Metrics: Numerical measurements over time, such as CPU usage, request latency, or error rates. Metrics are ideal for dashboards, alerting, and understanding high-level system health.
Logs: Timestamped records of discrete events. A log entry captures what happened at a specific moment, providing the granular detail needed to debug a particular error.
Traces: A representation of a single request's end-to-end journey as it moves through multiple services. Traces are invaluable for pinpointing performance bottlenecks in a microservices architecture.

The goal isn't just to collect these data types but to connect them. A unified approach allows you to move seamlessly from a metric anomaly to the relevant logs and traces, which drastically reduces troubleshooting time [2].

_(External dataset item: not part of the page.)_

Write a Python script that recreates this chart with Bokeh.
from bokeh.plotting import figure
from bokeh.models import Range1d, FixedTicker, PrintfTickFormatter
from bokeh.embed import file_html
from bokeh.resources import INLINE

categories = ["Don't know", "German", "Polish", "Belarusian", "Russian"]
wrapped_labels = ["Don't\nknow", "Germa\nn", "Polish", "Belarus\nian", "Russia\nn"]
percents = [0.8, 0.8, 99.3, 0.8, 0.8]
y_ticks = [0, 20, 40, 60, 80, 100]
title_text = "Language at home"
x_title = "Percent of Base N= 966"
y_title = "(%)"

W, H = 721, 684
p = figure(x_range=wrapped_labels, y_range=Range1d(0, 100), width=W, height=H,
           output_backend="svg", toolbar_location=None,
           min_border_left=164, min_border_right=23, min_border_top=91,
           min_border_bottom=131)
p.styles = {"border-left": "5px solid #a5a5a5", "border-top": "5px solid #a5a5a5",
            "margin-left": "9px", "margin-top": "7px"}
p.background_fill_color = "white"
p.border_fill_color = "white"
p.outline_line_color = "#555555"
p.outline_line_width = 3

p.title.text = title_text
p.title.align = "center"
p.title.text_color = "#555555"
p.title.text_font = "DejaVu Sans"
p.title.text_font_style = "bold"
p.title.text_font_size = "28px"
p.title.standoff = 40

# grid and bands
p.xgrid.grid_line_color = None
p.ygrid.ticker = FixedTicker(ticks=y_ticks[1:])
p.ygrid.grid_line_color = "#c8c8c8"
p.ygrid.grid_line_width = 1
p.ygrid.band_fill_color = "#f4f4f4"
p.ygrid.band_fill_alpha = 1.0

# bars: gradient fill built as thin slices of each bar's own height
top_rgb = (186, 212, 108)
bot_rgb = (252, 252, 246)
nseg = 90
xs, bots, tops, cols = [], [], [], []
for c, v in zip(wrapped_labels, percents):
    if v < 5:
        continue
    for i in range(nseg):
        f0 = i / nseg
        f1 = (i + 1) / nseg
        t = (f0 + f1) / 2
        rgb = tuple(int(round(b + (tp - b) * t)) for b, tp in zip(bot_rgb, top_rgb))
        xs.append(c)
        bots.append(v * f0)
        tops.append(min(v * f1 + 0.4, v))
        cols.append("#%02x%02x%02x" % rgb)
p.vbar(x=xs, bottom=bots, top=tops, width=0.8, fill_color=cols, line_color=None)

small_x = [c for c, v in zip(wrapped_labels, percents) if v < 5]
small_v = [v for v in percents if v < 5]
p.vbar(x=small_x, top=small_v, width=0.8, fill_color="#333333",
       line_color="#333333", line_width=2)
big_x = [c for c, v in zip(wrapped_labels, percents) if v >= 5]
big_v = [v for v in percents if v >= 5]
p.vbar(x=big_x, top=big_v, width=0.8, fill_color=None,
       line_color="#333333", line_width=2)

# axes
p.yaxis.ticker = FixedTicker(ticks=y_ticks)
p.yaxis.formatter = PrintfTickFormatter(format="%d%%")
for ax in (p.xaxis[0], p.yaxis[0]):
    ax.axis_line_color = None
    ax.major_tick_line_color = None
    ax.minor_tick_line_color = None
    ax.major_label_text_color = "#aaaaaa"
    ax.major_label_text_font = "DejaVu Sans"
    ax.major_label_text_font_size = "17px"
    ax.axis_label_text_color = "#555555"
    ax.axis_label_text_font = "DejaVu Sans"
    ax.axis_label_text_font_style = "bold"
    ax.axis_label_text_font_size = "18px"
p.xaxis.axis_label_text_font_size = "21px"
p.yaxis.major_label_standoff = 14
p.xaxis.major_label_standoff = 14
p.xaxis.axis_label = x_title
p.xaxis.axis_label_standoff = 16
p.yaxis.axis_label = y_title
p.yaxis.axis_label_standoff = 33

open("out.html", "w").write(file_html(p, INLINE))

Assembling Your Kubernetes Observability Stack: Core Tools

Building a powerful and cost-effective observability stack often starts with a foundation of best-in-class open-source tools. This approach offers maximum flexibility and control over your data.

Data Collection: OpenTelemetry and eBPF

The first step is instrumenting your applications and infrastructure to emit telemetry data.

OpenTelemetry (OTel) has emerged as the vendor-neutral, open standard for generating and collecting telemetry data. Adopting OTel helps you avoid vendor lock-in and ensures your data collection strategy is future-proof [3].

eBPF (extended Berkeley Packet Filter) is a powerful kernel technology that lets you gather deep visibility into system behavior without modifying application code. It's especially useful in Kubernetes for understanding performance at a low level.

Metrics, Monitoring, and Alerting: Prometheus & Grafana

For monitoring Kubernetes, Prometheus has become the de facto standard.

Prometheus is a time-series database and monitoring system. It scrapes metrics from configured endpoints, stores them efficiently, and provides a powerful query language for analysis. SRE teams commonly use it to track key indicators like Google’s Four Golden Signals (Latency, Traffic, Errors, and Saturation) [6].

Grafana is the visualization layer that brings Prometheus data to life. It allows teams to build rich, interactive dashboards to monitor system health and share insights across the organization. You can create a complete stack with these tools to visualize metrics and logs in one place [4].

Log Aggregation: Loki

Loki is a log aggregation system designed to integrate seamlessly with Prometheus and Grafana. It indexes metadata about your logs rather than the full-text content. This design makes it highly cost-effective and allows teams to correlate metrics and logs within the same Grafana interface, simplifying the debugging workflow.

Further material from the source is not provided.